O problema não está apenas nos ministros bolsonaristas, mas no conjunto da Corte, que há anos atua como uma máfia, de maneira antidemocrática, como foi no caso da prisão de Lula em 2018, que permitiu a eleição de Bolsonaro, e como tem sido nas recentes ações contra adversários políticos sob o pretexto de combater notícias falsas e o “discurso de ódio”.

Miola também acusa os ministros bolsonaristas de se colocarem em antagonismo com a Constituição. A verdade é que a Constituição já foi sistematicamente rasgada — inclusive pelos ministros que Miola idolatra.

Um exemplo disso é o precedente criado pelo próprio STF que permitiu a prisão de réus antes do trânsito em julgado, violando a cláusula pétrea da presunção de inocência. Essa mudança foi decisiva para manter Lula na cadeia e para facilitar a vitória eleitoral de Bolsonaro. Ou seja, foi o Supremo, com apoio da imprensa e de setores do sistema político, que pavimentou o caminho para o bolsonarismo chegar ao poder.

A Constituição já foi atirada à sala de lixo quando o STF, por exemplo, considera críticas a seus membros lidas nos computadores da instituição como “ataques realizados no interior das dependências do órgão”, golpe que permitiu, por exemplo, a criação do famigerado Inquérito das Fake News. Com base nisso, o órgão vem desde então realizando uma profunda intervenção na política nacional, censurado tudo e todos, fechando redes sociais e sítios, prendendo pessoas por opiniões e agindo de maneira totalmente arbitrária.

A liberdade de expressão, cujo único limite explícito na Constituição é o anonimato, foi completamente corroída. O argumento de que “liberdade implica responsabilidade” virou justificativa para toda sorte de abusos — como se o Supremo estivesse acima da própria lei. Já não se trata de defender a Constituição, mas de prostituí-la, usando a Carta como pretexto para decisões políticas tomadas ao sabor da conveniência.

Ao ignorar tudo isso, Miola se revela ele próprio defensor de uma facção. Não é a facção bolsonarista — é a facção tucana, que atua sob a máscara da tecnocracia, mas que opera com os mesmos métodos autoritários e antidemocráticos.

Herói dessa nova direita liberal, Moraes foi e continua fazendo política tucana, só que agora com a legitimidade que o Supremo lhe concede. Flávio Dino, apesar de ter passado pelo PCdoB, não hesitou em apoiar Aécio Neves e hoje serve como elemento de contenção dentro do regime.
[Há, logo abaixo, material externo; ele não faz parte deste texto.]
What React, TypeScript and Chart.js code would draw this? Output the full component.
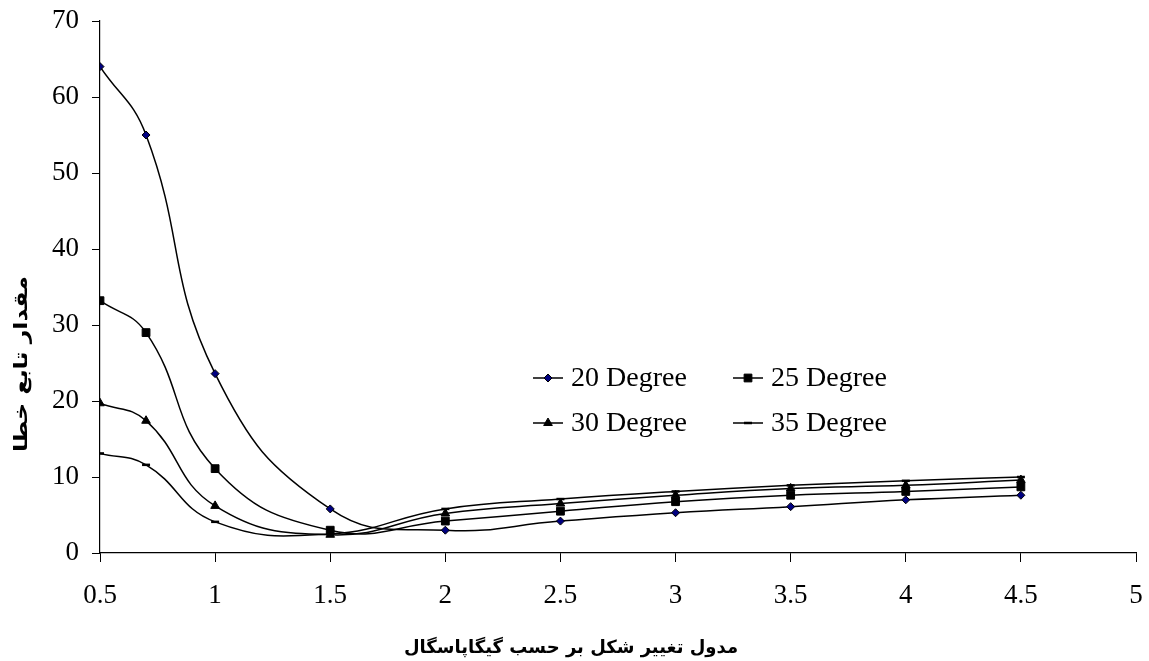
import React, { useEffect, useRef } from "react";
import { Chart, registerables } from "chart.js";

Chart.register(...registerables);

const xValues = [0.5, 0.7, 1, 1.5, 2, 2.5, 3, 3.5, 4, 4.5];
const deg20 = [64, 55, 23.6, 5.8, 3.0, 4.2, 5.3, 6.1, 7.0, 7.6];
const deg25 = [33.2, 29.0, 11.1, 3.0, 4.2, 5.5, 6.75, 7.6, 8.1, 8.7];
const deg30 = [19.7, 17.4, 6.2, 2.4, 5.2, 6.5, 7.6, 8.5, 8.9, 9.6];
const deg35 = [13.1, 11.6, 4.1, 2.5, 5.8, 7.1, 8.1, 8.9, 9.5, 10.0];
const seriesLabels = ["20 Degree", "25 Degree", "30 Degree", "35 Degree"];
const xTitle = "مدول تغییر شکل بر حسب گیگاپاسگال";
const yTitle = "مقدار تابع خطا";

const W = 1149;
const H = 661;
const SERIF = "'Liberation Serif', 'Times New Roman', serif";
const ARABIC = "'DejaVu Sans', sans-serif";

const pointStyles: any[] = ["rectRot", "rect", "triangle", "line"];
const pointColors = ["#000080", "#000000", "#000000", "#000000"];
const pointRadii = [4, 5.5, 5, 4];
const pointBorders = [1, 1, 1, 2.5];

function toPts(ys: number[]) {
  return xValues.map((x, i) => ({ x, y: ys[i] }));
}

function drawMarker(ctx: any, style: string, r: number, x: number, y: number, bw: number, fill: string) {
  ctx.save();
  ctx.fillStyle = fill;
  ctx.strokeStyle = "#000";
  ctx.lineWidth = bw;
  ctx.beginPath();
  if (style === "rectRot") {
    ctx.moveTo(x - r, y);
    ctx.lineTo(x, y - r);
    ctx.lineTo(x + r, y);
    ctx.lineTo(x, y + r);
    ctx.closePath();
    ctx.fill();
    ctx.stroke();
  } else if (style === "rect") {
    const s = Math.SQRT1_2 * r;
    ctx.rect(x - s, y - s, 2 * s, 2 * s);
    ctx.fill();
    ctx.stroke();
  } else if (style === "triangle") {
    const half = (r * Math.sqrt(3)) / 2;
    ctx.moveTo(x, y - r);
    ctx.lineTo(x + half, y + r / 2);
    ctx.lineTo(x - half, y + r / 2);
    ctx.closePath();
    ctx.fill();
    ctx.stroke();
  } else {
    ctx.moveTo(x - r, y);
    ctx.lineTo(x + r, y);
    ctx.stroke();
  }
  ctx.restore();
}

const overlayPlugin = {
  id: "overlay",
  afterDraw(chart: any) {
    const ctx = chart.ctx;
    ctx.save();
    ctx.fillStyle = "#000";
    ctx.textAlign = "center";
    ctx.textBaseline = "middle";
    ctx.direction = "rtl";
    ctx.font = `bold 18px ${ARABIC}`;
    ctx.fillText(xTitle, 571, 648);
    ctx.save();
    ctx.translate(22, 364);
    ctx.rotate(-Math.PI / 2);
    ctx.scale(1.25, 1);
    ctx.font = `bold 19px ${ARABIC}`;
    ctx.fillText(yTitle, 0, 0);
    ctx.restore();
    ctx.direction = "ltr";

    const cols = [533, 733];
    const rows = [378, 423];
    ctx.font = `28px ${SERIF}`;
    ctx.textAlign = "left";
    ctx.textBaseline = "middle";
    chart.data.datasets.forEach((ds: any, i: number) => {
      const lx = cols[i % 2];
      const ly = rows[Math.floor(i / 2)];
      ctx.strokeStyle = "#000";
      ctx.lineWidth = 1.5;
      ctx.beginPath();
      ctx.moveTo(lx, ly);
      ctx.lineTo(lx + 30, ly);
      ctx.stroke();
      drawMarker(ctx, pointStyles[i], pointRadii[i], lx + 15, ly, pointBorders[i], pointColors[i]);
      ctx.fillStyle = "#000";
      ctx.fillText(ds.label, lx + 38, ly + 1);
    });
    ctx.restore();
  },
};

const fmt = (v: any) => String(Number(Number(v).toFixed(1)));

export default function App() {
  const ref = useRef<HTMLCanvasElement | null>(null);
  useEffect(() => {
    if (!ref.current) return;
    const all = [deg20, deg25, deg30, deg35];
    const chart = new Chart(ref.current, {
      type: "line",
      data: {
        datasets: all.map((ys, i) => ({
          label: seriesLabels[i],
          data: toPts(ys),
          borderColor: "#000",
          borderWidth: 1.5,
          backgroundColor: pointColors[i],
          pointBackgroundColor: pointColors[i],
          pointBorderColor: "#000",
          pointBorderWidth: pointBorders[i],
          pointStyle: pointStyles[i],
          pointRadius: pointRadii[i],
          tension: 0.45,
          fill: false,
        })),
      },
      plugins: [overlayPlugin],
      options: {
        responsive: false,
        animation: false,
        events: [],
        layout: { padding: { top: 21, right: 13, left: 0, bottom: 0 } },
        plugins: {
          legend: { display: false },
          tooltip: { enabled: false },
          title: { display: false },
        },
        scales: {
          x: {
            type: "linear",
            min: 0.5,
            max: 5,
            afterFit: (s: any) => {
              s.height = H - 553;
              s.paddingLeft = 0;
              s.paddingRight = 0;
            },
            ticks: {
              stepSize: 0.5,
              color: "#000",
              font: { family: SERIF, size: 27 },
              padding: 18,
              maxRotation: 0,
              autoSkip: false,
              callback: fmt,
            },
            grid: {
              drawOnChartArea: false,
              drawTicks: true,
              tickLength: 9,
              color: "#000",
            },
            border: { color: "#000", width: 1.2 },
          },
          y: {
            type: "linear",
            min: 0,
            max: 70,
            afterFit: (s: any) => {
              s.width = 100;
              s.paddingTop = 0;
              s.paddingBottom = 0;
            },
            ticks: {
              stepSize: 10,
              color: "#000",
              font: { family: SERIF, size: 27 },
              padding: 13,
              callback: fmt,
            },
            grid: {
              drawOnChartArea: false,
              drawTicks: true,
              tickLength: 8,
              color: "#000",
            },
            border: { color: "#000", width: 1.2 },
          },
        },
      },
    } as any);
    return () => chart.destroy();
  }, []);
  return (
    <div style={{ position: "absolute", left: 0, top: 0, width: W, height: H, background: "#fff" }}>
      <canvas ref={ref} width={W} height={H} style={{ width: W, height: H, display: "block" }} />
    </div>
  );
}
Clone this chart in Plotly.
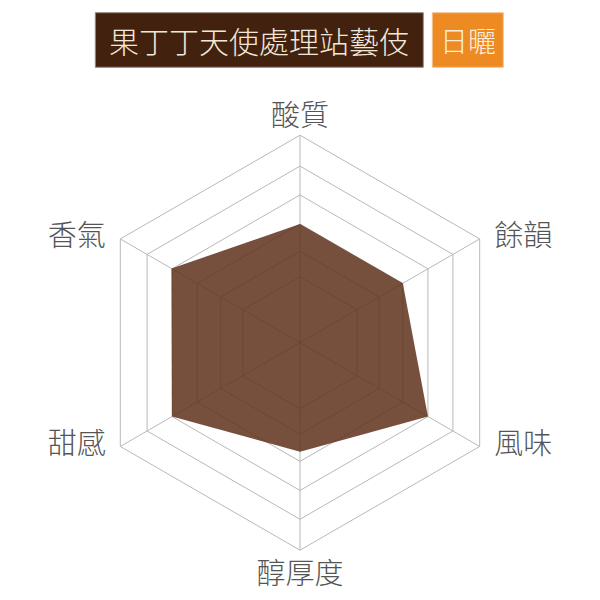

Miola representa o pensamento de um setor da esquerda pequeno-burguesa que, iludido pelo medo do bolsonarismo, acabou aderindo a uma política ainda mais autoritária. Ao defender um STF supostamente “técnico”, sua posição ajuda a legitimar a repressão empreendida pelo órgão, representante do setor mais poderoso da burguesia mundial, apoiando assim o cerceamento das liberdades e o avanço de medidas de exceção.

A história mostra que esse tipo de aliança é desastrosa: foi assim em 1964, quando os “democratas” defenderam os militares a tomar o poder. Assim é hoje, quando o STF substituiu as Forças Armadas como órgão centralizador de uma ditadura, um regime arbitrário sem qualquer controle popular ou institucional.

No fim, o que está em jogo não é a defesa da Constituição, mas o controle do regime. Quem está no controle, neste momento, é justamente o setor que se apresenta como democrático e técnico.

Um setor que hoje precisa disciplinar as burguesias domésticas, representadas pela extrema direita, mas que tem na esquerda o verdadeiro inimigo a ser controlado. Apoiar o imperialismo é alimentar um monstro que fatalmente atacará os trabalhadores. Com o apoio de Miola e da esquerda pequeno-burguesa, uma orientação desencontrada da realidade que deve ser criticada, para não ser seguida, o que seria um suicídio.